Leopold is always his own best spokesperson, so here are a few more points to ponder:
Civilization has so cluttered [the] elemental man-earth relation with gadgets and middlemen that awareness of it is growing dim. We fancy that industry supports us, forgetting what supports industry.
If science cannot lead us to wisdom as well as power, it is surely no science at all.
Even the thinking citizen is too apt to assume that his only power as a conservationist lies in his vote. Such as assumption is wrong. At least an equal power lies in his daily thought, speech, and action, and especially in his habits as a buyer and user of wood. I admit that the effective exercise of his power as a purchaser and user of forest products depends on his being well posted. But most problems of good citizenship in these days seem to resolve themselves into just that.
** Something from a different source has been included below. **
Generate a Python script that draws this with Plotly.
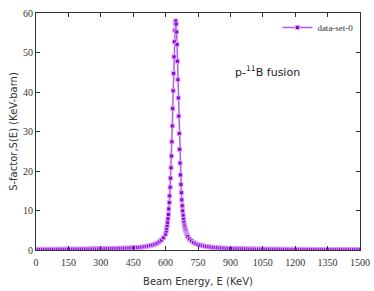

Good citizenship is the only effective patriotism, and patriotism requires less and less of making the eagle scream, but more and more of making him think.
Conservation, viewed in its entirety, is the slow and laborious unfolding of a new relationship between people and land.
If we grant the premise that an ecological conscience is possible and needed, then its first tenet must be this: economic provocation is no longer a satisfactory excuse for unsocial land-use, (or, to use somewhat stronger words, for ecological atrocities). This, however, is a negative statement. I would rather assert positively that decent land-use should be accorded social rewards proportionate to its social importance.
Conservation... is keeping the resource in working order, as well as preventing over-use. Resources may get out of order before they are exhausted, sometimes while they are still abundant. Conservation, therefore, is a positive exercise of skill and insight, not merely a negative exercise of abstinence or caution.
I am trying to teach you that this alphabet of "natural objects" (soils and rivers, birds and beasts) spells out a story, which he who runs may read -- if he knows how. Once you learn to read the land, I have no fear of what you will do to it, or with it. And I know many pleasant things it will do to you.
We abuse land because we regard it as a commodity belonging to us. When we see land as a community to which we belong, we may begin to use it with love and respect.
Happy birthday, Aldo Leopold. Now get back to work!